The task:
Starting at the line containing "Recreate this image", copy each line exactly, ending with the line containing "import seaborn as sns". Leave out everything else.

A run of records
----------
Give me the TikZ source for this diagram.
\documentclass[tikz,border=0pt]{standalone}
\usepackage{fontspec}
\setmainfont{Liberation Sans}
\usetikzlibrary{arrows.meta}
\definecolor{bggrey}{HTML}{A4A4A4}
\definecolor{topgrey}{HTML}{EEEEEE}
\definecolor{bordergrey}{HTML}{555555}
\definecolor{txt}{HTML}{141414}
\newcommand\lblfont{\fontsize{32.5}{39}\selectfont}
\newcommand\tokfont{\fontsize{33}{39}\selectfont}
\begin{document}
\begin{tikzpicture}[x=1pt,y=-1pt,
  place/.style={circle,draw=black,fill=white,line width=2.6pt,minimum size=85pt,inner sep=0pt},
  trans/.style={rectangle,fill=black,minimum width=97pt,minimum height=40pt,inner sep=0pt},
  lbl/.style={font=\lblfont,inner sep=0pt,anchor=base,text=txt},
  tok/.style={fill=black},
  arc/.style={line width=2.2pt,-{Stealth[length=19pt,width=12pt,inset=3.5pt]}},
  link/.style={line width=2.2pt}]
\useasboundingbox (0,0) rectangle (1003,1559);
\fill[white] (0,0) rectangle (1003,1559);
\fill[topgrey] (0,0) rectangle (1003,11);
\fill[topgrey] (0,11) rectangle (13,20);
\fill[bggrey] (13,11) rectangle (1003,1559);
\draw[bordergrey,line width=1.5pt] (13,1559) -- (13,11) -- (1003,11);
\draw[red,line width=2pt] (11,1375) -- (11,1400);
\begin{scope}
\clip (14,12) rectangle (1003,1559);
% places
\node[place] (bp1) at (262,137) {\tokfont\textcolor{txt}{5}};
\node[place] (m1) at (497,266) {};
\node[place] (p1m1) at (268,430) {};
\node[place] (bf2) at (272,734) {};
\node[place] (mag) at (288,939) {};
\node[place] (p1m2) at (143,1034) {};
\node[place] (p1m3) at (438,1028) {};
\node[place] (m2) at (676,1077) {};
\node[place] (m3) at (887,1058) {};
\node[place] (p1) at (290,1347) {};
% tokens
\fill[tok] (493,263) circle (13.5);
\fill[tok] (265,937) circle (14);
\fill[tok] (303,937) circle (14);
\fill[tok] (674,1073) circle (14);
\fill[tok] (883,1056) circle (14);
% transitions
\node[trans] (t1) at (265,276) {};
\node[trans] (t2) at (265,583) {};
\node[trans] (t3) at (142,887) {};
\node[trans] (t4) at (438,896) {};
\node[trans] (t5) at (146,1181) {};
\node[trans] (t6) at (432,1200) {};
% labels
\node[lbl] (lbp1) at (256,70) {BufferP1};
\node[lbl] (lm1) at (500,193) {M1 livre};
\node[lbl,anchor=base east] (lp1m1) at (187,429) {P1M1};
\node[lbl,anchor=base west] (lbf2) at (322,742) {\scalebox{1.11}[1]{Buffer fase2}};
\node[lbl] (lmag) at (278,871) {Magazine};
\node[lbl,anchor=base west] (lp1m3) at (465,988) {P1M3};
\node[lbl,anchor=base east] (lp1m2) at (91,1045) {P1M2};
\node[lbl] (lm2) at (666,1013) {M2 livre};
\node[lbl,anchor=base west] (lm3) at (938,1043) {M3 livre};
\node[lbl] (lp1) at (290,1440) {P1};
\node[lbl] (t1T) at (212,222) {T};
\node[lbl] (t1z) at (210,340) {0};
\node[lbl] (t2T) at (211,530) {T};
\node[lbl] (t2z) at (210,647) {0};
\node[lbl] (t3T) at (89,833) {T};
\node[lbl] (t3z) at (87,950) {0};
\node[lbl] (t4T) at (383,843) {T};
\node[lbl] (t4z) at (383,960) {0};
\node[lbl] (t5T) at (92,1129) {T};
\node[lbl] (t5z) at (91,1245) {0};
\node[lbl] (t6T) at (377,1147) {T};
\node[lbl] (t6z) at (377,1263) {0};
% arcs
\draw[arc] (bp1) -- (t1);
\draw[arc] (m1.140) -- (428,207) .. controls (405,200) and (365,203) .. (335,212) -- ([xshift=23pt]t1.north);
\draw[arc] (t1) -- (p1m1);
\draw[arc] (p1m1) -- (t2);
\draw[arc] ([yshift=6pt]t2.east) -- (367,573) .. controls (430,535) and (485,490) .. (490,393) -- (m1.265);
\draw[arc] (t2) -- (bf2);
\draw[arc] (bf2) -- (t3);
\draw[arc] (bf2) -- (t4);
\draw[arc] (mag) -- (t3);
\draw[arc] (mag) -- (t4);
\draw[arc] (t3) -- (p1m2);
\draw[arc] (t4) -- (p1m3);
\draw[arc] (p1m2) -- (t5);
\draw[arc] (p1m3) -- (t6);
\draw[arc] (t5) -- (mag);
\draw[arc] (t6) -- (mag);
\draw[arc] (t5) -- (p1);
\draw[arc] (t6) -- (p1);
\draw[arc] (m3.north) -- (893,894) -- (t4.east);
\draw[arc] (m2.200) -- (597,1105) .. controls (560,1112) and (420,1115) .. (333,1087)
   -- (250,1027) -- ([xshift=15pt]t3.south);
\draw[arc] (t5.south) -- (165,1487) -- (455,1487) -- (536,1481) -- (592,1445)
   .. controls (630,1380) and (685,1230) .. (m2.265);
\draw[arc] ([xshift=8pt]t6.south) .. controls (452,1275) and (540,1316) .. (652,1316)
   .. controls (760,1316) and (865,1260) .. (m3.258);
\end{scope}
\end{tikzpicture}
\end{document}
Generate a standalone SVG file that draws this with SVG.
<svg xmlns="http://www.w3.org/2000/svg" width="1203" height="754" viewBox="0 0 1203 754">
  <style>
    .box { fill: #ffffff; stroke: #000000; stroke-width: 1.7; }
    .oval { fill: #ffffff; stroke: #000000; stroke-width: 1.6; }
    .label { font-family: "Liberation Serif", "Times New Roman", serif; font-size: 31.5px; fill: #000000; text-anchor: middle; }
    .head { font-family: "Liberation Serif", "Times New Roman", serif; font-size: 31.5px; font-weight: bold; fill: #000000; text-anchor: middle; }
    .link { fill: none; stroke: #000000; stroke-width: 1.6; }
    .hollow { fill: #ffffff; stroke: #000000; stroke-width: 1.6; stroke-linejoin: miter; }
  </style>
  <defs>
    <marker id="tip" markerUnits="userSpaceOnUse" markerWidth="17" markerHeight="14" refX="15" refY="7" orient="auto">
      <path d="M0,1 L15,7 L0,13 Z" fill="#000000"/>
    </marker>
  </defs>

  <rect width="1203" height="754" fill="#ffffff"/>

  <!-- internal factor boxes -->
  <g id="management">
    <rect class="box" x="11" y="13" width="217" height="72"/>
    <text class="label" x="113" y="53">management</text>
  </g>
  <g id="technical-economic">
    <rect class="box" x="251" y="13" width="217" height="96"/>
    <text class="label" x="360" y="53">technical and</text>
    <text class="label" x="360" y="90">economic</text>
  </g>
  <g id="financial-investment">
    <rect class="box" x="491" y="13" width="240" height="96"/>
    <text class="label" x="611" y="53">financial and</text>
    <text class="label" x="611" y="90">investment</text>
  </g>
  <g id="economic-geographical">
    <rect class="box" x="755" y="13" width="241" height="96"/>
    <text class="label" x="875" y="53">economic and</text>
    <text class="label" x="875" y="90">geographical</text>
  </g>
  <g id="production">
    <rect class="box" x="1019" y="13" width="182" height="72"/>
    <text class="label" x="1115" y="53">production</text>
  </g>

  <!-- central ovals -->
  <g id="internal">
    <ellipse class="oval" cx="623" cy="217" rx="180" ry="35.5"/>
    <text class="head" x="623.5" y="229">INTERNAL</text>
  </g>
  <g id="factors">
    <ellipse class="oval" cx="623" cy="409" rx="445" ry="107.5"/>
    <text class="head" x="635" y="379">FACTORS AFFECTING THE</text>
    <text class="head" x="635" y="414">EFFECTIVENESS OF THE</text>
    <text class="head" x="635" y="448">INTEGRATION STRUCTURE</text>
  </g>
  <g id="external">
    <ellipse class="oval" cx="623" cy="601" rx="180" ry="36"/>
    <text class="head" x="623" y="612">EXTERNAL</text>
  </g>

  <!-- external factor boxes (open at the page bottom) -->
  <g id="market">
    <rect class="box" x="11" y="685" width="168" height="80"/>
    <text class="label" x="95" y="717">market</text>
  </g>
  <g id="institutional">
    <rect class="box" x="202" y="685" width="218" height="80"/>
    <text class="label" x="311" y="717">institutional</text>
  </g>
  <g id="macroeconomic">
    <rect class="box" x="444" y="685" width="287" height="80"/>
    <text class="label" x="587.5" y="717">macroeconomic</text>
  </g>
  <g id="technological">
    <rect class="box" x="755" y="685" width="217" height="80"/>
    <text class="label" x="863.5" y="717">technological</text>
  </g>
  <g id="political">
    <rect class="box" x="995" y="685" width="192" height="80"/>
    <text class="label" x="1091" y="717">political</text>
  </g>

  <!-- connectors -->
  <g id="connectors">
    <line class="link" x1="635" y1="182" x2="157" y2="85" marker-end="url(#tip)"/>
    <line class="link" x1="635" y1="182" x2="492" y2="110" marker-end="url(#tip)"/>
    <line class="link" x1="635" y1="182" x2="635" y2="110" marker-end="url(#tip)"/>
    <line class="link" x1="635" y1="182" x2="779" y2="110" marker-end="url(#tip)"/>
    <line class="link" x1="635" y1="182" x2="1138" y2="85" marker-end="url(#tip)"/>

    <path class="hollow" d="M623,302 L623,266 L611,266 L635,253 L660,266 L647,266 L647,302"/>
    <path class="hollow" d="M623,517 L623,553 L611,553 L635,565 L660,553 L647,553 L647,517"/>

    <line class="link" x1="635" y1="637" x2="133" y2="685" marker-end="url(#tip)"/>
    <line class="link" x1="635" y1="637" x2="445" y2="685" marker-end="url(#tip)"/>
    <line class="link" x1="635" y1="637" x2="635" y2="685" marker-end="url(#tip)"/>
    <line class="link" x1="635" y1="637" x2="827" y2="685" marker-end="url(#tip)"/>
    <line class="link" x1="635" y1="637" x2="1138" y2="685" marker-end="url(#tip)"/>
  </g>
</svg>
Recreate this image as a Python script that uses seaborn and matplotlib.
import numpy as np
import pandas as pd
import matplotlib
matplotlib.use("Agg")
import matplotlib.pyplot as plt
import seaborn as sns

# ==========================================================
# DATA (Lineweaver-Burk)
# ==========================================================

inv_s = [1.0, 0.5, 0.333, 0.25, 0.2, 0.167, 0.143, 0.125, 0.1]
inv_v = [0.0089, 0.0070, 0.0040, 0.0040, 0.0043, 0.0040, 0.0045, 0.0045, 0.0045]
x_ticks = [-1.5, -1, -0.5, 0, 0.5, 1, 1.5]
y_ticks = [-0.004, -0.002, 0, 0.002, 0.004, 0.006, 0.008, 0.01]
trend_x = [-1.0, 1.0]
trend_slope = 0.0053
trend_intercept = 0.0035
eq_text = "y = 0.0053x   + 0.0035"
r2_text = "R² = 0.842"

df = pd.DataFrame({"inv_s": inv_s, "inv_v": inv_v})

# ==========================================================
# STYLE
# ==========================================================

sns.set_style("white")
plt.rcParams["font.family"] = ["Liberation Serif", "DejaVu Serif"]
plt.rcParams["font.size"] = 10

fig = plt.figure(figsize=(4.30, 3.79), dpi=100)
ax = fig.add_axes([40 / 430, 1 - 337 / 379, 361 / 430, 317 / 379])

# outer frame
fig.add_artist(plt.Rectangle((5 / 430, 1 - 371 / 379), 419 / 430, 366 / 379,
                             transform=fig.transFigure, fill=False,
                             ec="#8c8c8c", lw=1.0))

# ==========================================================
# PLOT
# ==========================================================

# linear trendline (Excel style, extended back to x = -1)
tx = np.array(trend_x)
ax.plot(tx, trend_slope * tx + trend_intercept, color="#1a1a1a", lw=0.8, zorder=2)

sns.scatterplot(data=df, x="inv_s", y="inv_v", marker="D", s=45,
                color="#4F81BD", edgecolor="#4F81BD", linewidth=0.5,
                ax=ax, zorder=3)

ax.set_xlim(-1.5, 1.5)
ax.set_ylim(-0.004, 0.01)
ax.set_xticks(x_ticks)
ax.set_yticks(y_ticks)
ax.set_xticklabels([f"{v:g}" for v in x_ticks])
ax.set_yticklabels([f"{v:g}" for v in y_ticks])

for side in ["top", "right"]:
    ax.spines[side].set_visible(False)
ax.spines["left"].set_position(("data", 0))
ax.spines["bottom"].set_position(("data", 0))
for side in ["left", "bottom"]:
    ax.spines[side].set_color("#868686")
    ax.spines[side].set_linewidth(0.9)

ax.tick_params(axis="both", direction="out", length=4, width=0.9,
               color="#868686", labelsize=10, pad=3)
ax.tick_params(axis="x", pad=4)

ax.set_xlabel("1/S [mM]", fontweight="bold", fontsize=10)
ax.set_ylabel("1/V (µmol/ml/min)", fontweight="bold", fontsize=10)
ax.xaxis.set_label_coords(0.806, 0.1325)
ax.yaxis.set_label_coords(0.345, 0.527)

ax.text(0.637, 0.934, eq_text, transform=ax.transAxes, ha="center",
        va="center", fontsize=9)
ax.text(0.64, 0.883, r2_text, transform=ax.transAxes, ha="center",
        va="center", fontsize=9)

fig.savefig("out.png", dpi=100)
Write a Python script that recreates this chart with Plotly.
----------
Solution:
Recreate this image as a Python script that uses seaborn and matplotlib.
import numpy as np
import pandas as pd
import matplotlib
matplotlib.use("Agg")
import matplotlib.pyplot as plt
import seaborn as sns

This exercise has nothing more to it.